Entering edit mode
Hi everyone,
A colleague of mine has been using BioC to do his analyses on his
custom stickleback array, and asked me to check to make sure he was
doing everything correctly. I'm not sure about one part, so I'm
asking the list. The stickleback genome is not well annotated in
regards to GO terms, but he has mapped all the stickleback microarray
probes to zebrafish EntrezGene IDs. Instead of making his own
chip-specific AnnotationDBI package, he's doing GO testing using the
zebrafish.db packages from BioC. Everything seems to be running fine
and there are no error messages, but I'm not sure if there aren't
some hidden problems.
For example, what if some of his zebrafish EntrezGene IDs are not on
the Affy zebrafish array? Would it be fine as long as they were in
the org.Dr.eg.db based data package? According to the GOstats
vignette on Hypergeometric Tests, when you set up your GOHyperGParams
object, you have to specify a chip-specific AnnotationDBI package,
but you input your selected genes and universe as (usually)

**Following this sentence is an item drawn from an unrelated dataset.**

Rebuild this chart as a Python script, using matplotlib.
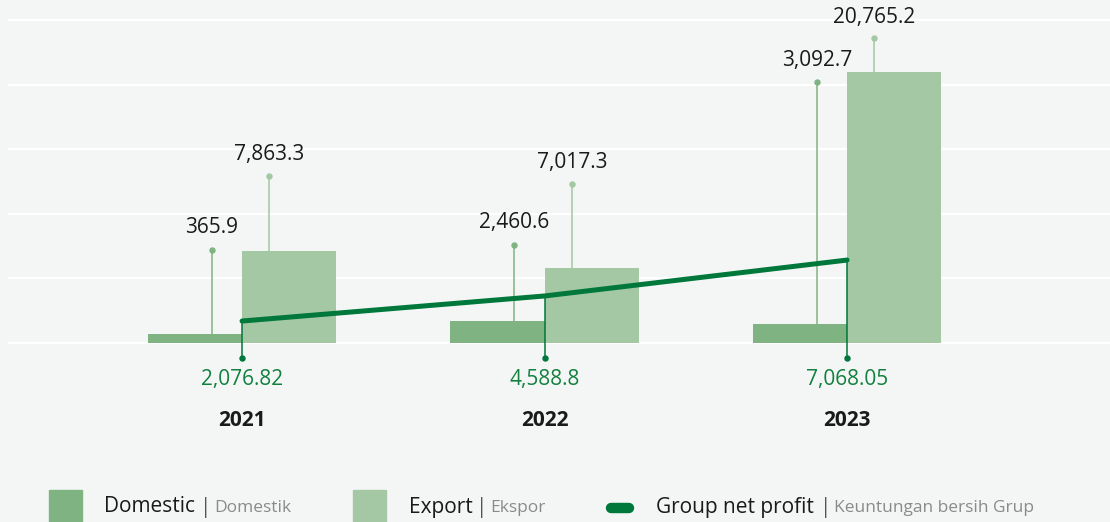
import numpy as np
import matplotlib
matplotlib.use("Agg")
import matplotlib.pyplot as plt
from matplotlib.patches import Rectangle

plt.rcParams["font.family"] = ["Open Sans", "DejaVu Sans"]

# data (bar heights follow the drawn bars, labels are the printed values)
years = ["2021", "2022", "2023"]
domestic = [700, 1700, 1480]
export = [7120, 5800, 20950]
net_profit = [1700, 3640, 6420]
domestic_labels = ["365.9", "2,460.6", "3,092.7"]
export_labels = ["7,863.3", "7,017.3", "20,765.2"]
profit_labels = ["2,076.82", "4,588.8", "7,068.05"]
domestic_pin = [7200, 7590, 20200]
export_pin = [12930, 12310, 23600]
grid_levels = [0, 5000, 10000, 15000, 20000, 25000]

c_dom = "#7fb482"
c_exp = "#a4c8a4"
c_line = "#00773b"
c_text = "#1a1a1a"
bg = "#f4f6f5"

fig = plt.figure(figsize=(11.1, 5.22), dpi=100, facecolor=bg)
ax = fig.add_axes([8 / 1110, 0, 1 - 8 / 1110, 1])
ax.set_facecolor(bg)
ax.set_xlim(-0.7736, 2.869)
ax.set_ylim(-13854, 26548)
ax.axis("off")

x = np.arange(len(years))
w = 0.311

for g in grid_levels:
    ax.axhline(g, color="white", lw=1.6, zorder=0)

ax.bar(x - w / 2, domestic, width=w, color=c_dom, zorder=2)
ax.bar(x + w / 2, export, width=w, color=c_exp, zorder=2)

# pins with value labels
for i in range(len(years)):
    xd = x[i] - 0.1
    ax.plot([xd, xd], [domestic[i], domestic_pin[i]], color=c_dom, lw=1.1, zorder=1)
    ax.plot(xd, domestic_pin[i], "o", color=c_dom, ms=3.6, zorder=3)
    ax.annotate(domestic_labels[i], (xd, domestic_pin[i]), xytext=(0, 22),
                textcoords="offset pixels", ha="center", va="center",
                fontsize=15, color=c_text)
    xe = x[i] + 0.09
    ax.plot([xe, xe], [export[i], export_pin[i]], color=c_exp, lw=1.1, zorder=1)
    ax.plot(xe, export_pin[i], "o", color=c_exp, ms=3.6, zorder=3)
    ax.annotate(export_labels[i], (xe, export_pin[i]), xytext=(0, 21),
                textcoords="offset pixels", ha="center", va="center",
                fontsize=15, color=c_text)

# net profit line
ax.plot(x, net_profit, color=c_line, lw=3.6, solid_capstyle="round", zorder=4)
for i in range(len(years)):
    ax.plot([x[i], x[i]], [net_profit[i], -1160], color=c_line, lw=1.1, zorder=4)
    ax.plot(x[i], -1160, "o", color=c_line, ms=3.6, zorder=4)
    ax.text(x[i], -2860, profit_labels[i], ha="center", va="center",
            fontsize=15, color="#12803f")
    ax.text(x[i], -5960, years[i], ha="center", va="center",
            fontsize=15, fontweight="bold", color=c_text)

# legend drawn in pixel space
lg = fig.add_axes([0, 0, 1, 1])
lg.set_xlim(0, 1110)
lg.set_ylim(522, 0)
lg.axis("off")
lg.add_patch(Rectangle((49, 490), 33, 33, color=c_dom))
lg.add_patch(Rectangle((353, 490), 33, 33, color=c_exp))
lg.plot([611, 629], [508, 508], color=c_line, lw=7.5, solid_capstyle="round")
items = [(104, 206, 214, "Domestic", "Domestik"),
         (409, 482, 490, "Export", "Ekspor"),
         (656, 826, 834, "Group net profit", "Keuntungan bersih Grup")]
for tx, px, sx, main, sub in items:
    lg.text(tx, 507, main, fontsize=15, color=c_text, va="center", ha="left")
    lg.text(px, 507, "|", fontsize=15, color="#555555", va="center", ha="center")
    lg.text(sx, 508, sub, fontsize=12.5, color="#8a8a8a", va="center", ha="left")

fig.savefig("out.png", dpi=100, facecolor=bg)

EntrezGene IDs, not probe set IDs. This makes me wonder if hyperGTest
is doing everything through the zebrafish.db package, or going
directly to the org.Dr.eg.db package?
He hasn't checked yet to see if all of his EntrezGene IDs are or are
not on the Affy zebrafish array, and if they are then I guess there
is no problem in simply using the zebrafish.db package. Mainly my
question is why does the GOstats hyperGTest() require a chip-specific
annotation package when you have to input EntrezGene IDs (the
mapping key for the org.Xx.eg.db packages), not probe set
IDs? Could hyperGTest() be (easily) modified to directly accept the
org.Xx.eg.db packages?
Thanks,
Jenny
Jenny Drnevich, Ph.D.
Functional Genomics Bioinformatics Specialist
W.M. Keck Center for Comparative and Functional Genomics
Roy J. Carver Biotechnology Center
University of Illinois, Urbana-Champaign
330 ERML
1201 W. Gregory Dr.
Urbana, IL 61801
USA
ph: 217-244-7355
fax: 217-265-5066
e-mail: drnevich at illinois.edu